-- START --
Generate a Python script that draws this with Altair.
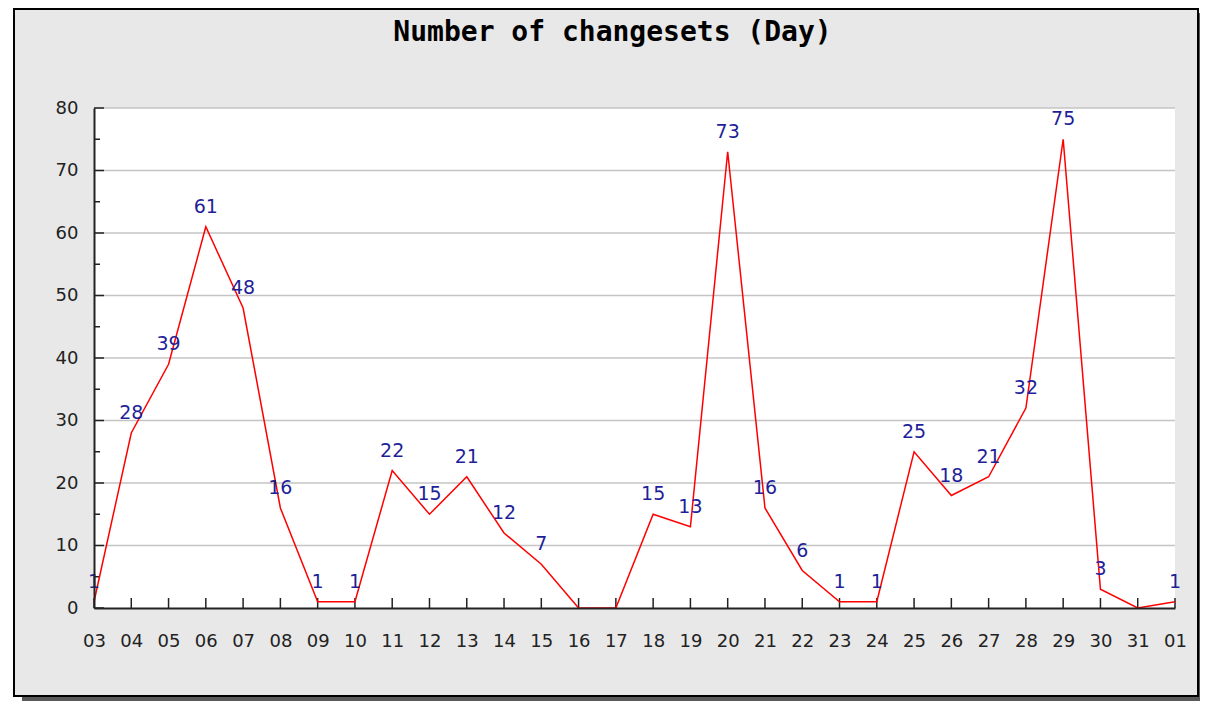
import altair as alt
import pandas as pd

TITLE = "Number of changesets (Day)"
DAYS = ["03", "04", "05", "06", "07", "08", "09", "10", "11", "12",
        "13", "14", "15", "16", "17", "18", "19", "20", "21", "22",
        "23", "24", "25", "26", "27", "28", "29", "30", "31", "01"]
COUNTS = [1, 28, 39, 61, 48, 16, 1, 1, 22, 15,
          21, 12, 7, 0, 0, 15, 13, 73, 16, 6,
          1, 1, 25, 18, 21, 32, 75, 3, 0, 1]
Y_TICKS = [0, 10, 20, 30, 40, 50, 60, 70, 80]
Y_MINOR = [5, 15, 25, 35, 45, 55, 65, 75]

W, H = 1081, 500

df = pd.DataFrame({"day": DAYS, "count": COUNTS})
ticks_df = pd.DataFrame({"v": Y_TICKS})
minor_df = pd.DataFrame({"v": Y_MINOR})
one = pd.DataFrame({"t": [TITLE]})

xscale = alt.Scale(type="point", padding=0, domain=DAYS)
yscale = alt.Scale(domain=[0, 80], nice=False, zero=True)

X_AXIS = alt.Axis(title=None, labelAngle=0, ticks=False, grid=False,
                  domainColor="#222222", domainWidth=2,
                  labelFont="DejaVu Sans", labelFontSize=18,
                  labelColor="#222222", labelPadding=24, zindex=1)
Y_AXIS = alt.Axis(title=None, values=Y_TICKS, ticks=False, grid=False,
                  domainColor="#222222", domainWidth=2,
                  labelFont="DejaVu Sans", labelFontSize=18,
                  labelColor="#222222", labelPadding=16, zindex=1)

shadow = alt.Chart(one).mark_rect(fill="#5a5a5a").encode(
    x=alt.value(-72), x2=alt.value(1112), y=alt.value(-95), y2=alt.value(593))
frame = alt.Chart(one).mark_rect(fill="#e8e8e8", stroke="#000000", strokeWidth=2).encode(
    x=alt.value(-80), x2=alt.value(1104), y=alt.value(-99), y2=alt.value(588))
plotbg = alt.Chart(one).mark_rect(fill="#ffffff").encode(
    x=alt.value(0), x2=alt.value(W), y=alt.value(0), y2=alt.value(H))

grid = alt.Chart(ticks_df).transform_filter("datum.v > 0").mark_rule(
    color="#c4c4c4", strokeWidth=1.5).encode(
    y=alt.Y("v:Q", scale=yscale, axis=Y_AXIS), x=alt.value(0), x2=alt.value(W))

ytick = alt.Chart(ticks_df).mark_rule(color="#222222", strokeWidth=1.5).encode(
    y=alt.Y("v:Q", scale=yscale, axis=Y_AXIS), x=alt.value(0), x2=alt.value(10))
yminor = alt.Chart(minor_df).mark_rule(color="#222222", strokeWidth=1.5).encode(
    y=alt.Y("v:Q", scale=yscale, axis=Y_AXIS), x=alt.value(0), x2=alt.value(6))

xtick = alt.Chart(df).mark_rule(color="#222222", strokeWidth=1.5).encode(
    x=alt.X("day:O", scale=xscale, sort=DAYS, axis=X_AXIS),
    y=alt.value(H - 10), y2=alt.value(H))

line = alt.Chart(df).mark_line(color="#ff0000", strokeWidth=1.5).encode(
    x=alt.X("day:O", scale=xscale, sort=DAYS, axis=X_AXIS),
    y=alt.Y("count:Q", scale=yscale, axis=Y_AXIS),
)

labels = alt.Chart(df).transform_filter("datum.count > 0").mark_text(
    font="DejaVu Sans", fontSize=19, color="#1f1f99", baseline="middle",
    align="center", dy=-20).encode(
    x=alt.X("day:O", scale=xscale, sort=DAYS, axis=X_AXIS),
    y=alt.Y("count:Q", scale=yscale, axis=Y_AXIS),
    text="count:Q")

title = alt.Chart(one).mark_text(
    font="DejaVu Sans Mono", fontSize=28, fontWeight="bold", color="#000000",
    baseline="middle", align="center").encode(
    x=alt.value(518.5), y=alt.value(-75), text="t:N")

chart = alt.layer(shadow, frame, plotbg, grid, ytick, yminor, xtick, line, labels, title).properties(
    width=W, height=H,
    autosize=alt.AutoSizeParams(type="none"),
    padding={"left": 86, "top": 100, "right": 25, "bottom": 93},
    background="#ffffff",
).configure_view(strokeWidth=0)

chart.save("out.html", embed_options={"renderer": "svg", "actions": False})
-- END --
-- START --
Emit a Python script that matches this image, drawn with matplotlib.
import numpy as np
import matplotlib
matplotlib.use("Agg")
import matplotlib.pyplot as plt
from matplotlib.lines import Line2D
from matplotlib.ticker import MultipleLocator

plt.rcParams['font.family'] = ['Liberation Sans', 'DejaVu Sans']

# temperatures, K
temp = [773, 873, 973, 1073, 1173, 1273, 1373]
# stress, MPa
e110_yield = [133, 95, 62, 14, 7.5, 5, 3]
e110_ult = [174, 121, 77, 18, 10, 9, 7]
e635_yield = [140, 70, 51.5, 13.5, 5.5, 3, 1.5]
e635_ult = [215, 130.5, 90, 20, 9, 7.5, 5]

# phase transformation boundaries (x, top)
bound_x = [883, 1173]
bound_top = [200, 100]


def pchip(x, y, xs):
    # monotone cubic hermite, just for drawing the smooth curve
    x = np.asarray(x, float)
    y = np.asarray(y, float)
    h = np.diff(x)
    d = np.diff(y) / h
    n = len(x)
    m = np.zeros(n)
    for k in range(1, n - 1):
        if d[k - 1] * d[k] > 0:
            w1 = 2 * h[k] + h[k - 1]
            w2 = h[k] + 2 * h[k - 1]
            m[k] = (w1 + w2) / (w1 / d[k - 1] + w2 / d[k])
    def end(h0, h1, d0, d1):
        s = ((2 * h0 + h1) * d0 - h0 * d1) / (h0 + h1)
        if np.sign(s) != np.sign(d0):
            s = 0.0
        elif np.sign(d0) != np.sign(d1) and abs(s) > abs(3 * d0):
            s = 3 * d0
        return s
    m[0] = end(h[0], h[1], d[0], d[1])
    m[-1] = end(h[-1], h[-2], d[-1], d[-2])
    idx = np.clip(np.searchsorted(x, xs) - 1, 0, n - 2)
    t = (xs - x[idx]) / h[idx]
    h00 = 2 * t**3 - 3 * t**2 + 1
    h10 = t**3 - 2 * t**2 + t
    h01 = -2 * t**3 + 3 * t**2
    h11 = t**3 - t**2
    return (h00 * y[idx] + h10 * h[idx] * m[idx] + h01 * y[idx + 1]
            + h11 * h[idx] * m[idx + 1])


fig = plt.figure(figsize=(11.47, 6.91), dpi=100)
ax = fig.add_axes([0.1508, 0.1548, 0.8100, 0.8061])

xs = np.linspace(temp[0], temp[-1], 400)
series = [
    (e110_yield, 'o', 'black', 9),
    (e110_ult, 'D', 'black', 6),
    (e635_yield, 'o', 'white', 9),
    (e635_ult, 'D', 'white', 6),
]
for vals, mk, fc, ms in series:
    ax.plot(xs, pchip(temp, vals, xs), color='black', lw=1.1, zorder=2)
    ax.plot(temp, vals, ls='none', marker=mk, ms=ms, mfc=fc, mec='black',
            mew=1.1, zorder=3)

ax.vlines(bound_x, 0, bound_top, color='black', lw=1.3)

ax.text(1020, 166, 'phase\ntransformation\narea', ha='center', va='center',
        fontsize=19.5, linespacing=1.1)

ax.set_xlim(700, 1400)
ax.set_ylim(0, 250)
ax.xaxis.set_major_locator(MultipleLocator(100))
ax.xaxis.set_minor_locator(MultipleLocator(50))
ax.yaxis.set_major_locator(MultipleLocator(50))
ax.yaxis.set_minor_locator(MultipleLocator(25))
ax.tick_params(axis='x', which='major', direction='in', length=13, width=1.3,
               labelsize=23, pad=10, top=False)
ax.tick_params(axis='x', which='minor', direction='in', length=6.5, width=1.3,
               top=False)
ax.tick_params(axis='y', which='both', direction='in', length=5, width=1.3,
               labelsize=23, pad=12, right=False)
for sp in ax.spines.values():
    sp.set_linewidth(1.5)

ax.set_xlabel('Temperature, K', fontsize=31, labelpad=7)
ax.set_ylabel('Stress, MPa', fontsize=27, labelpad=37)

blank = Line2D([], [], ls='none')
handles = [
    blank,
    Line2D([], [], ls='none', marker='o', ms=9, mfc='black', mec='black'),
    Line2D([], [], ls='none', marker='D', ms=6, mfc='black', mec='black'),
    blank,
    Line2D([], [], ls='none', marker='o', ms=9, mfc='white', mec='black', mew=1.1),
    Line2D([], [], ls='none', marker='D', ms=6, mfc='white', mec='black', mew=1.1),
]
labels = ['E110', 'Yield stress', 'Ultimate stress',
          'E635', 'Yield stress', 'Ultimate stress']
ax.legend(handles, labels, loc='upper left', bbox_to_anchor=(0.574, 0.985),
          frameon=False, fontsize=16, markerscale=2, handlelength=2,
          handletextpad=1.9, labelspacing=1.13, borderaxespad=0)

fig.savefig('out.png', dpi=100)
-- END --
-- START --
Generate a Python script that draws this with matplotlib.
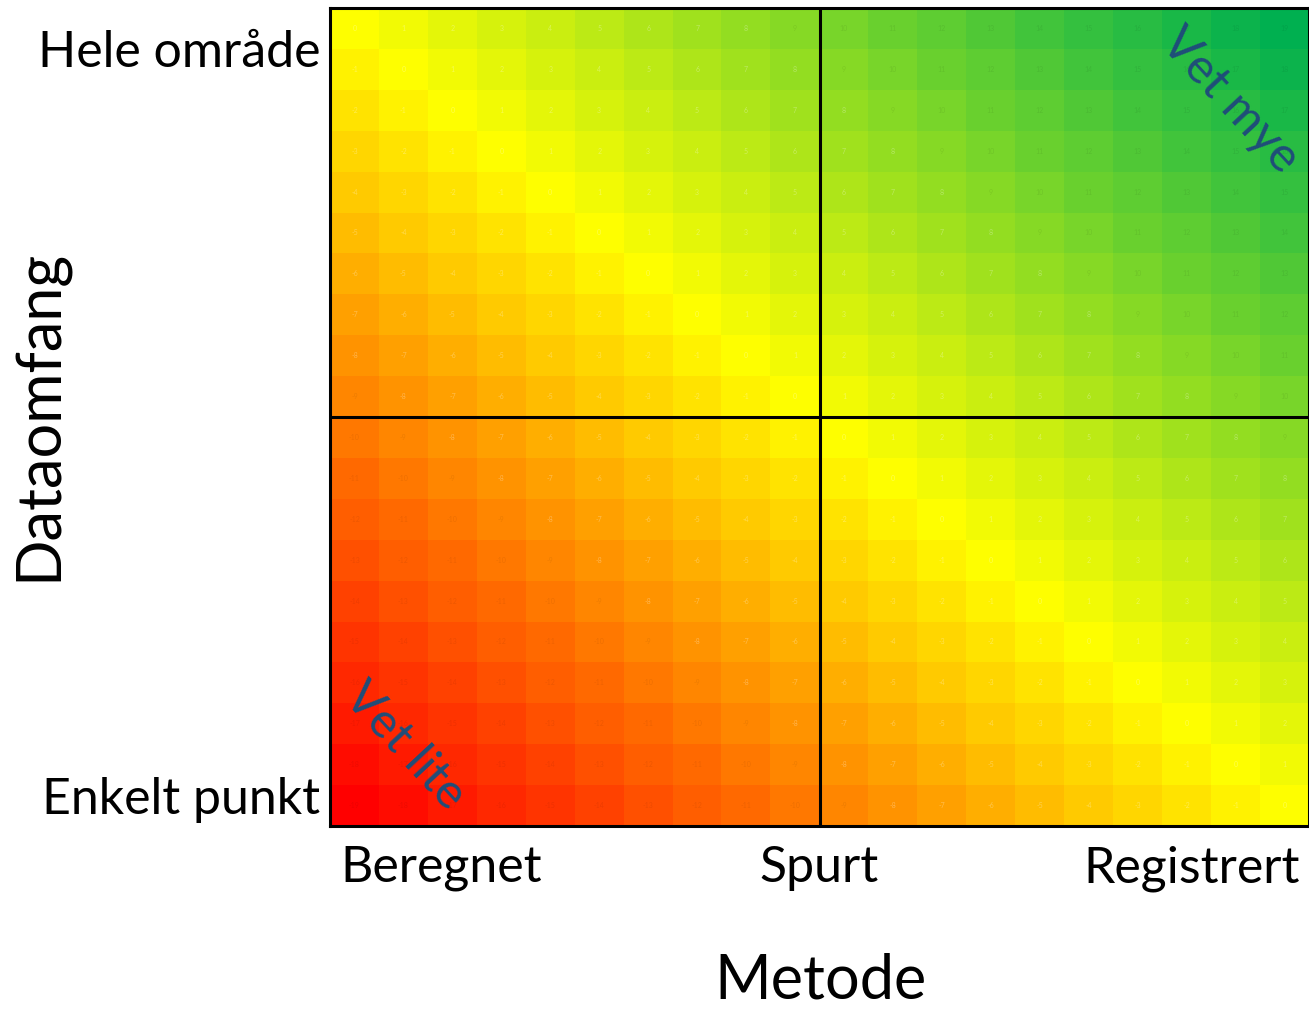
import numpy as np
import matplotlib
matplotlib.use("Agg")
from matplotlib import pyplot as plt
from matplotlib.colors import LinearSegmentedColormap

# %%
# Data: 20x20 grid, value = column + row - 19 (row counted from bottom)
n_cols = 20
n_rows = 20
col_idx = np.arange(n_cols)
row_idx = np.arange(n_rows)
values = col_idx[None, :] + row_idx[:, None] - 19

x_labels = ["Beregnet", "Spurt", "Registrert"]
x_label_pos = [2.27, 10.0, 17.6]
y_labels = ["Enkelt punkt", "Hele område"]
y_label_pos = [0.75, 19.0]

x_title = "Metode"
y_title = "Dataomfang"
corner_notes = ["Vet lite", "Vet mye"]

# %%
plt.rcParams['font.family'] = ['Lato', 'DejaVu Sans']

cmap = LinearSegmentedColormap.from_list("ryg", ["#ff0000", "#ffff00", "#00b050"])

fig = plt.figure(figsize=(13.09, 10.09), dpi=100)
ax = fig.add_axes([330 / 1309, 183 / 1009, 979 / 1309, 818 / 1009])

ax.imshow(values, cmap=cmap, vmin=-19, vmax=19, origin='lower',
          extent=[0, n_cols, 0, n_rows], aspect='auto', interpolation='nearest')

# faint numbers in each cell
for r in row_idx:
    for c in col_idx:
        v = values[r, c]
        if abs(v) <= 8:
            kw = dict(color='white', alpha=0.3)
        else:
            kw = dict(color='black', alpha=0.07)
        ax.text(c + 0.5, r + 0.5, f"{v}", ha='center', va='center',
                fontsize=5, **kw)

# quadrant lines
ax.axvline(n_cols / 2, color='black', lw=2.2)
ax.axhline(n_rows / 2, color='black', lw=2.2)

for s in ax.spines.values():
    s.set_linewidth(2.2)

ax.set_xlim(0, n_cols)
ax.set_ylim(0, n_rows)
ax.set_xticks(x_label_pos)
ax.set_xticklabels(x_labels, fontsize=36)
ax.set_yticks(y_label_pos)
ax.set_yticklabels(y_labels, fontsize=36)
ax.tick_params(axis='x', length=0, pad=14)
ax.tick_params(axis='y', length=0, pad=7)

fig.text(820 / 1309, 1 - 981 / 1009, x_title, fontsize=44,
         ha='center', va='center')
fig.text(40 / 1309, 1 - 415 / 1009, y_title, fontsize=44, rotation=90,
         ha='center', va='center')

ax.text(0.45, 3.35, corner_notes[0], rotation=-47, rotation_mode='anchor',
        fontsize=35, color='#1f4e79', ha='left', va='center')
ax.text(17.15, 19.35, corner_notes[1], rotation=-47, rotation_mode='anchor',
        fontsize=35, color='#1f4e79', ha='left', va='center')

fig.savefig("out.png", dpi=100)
-- END --
▶ Task
Take only the lines above from the one that has "Generate a Python script that draws this with matplotlib." through the one that has "ax.axhline(n_rows / 2, color='black', lw=2.2)" and reproduce them exactly, omitting any pictures.

▶ Exercise result
Generate a Python script that draws this with matplotlib.
import numpy as np
import matplotlib
matplotlib.use("Agg")
from matplotlib import pyplot as plt
from matplotlib.colors import LinearSegmentedColormap

# %%
# Data: 20x20 grid, value = column + row - 19 (row counted from bottom)
n_cols = 20
n_rows = 20
col_idx = np.arange(n_cols)
row_idx = np.arange(n_rows)
values = col_idx[None, :] + row_idx[:, None] - 19

x_labels = ["Beregnet", "Spurt", "Registrert"]
x_label_pos = [2.27, 10.0, 17.6]
y_labels = ["Enkelt punkt", "Hele område"]
y_label_pos = [0.75, 19.0]

x_title = "Metode"
y_title = "Dataomfang"
corner_notes = ["Vet lite", "Vet mye"]

# %%
plt.rcParams['font.family'] = ['Lato', 'DejaVu Sans']

cmap = LinearSegmentedColormap.from_list("ryg", ["#ff0000", "#ffff00", "#00b050"])

fig = plt.figure(figsize=(13.09, 10.09), dpi=100)
ax = fig.add_axes([330 / 1309, 183 / 1009, 979 / 1309, 818 / 1009])

ax.imshow(values, cmap=cmap, vmin=-19, vmax=19, origin='lower',
          extent=[0, n_cols, 0, n_rows], aspect='auto', interpolation='nearest')

# faint numbers in each cell
for r in row_idx:
    for c in col_idx:
        v = values[r, c]
        if abs(v) <= 8:
            kw = dict(color='white', alpha=0.3)
        else:
            kw = dict(color='black', alpha=0.07)
        ax.text(c + 0.5, r + 0.5, f"{v}", ha='center', va='center',
                fontsize=5, **kw)

# quadrant lines
ax.axvline(n_cols / 2, color='black', lw=2.2)
ax.axhline(n_rows / 2, color='black', lw=2.2)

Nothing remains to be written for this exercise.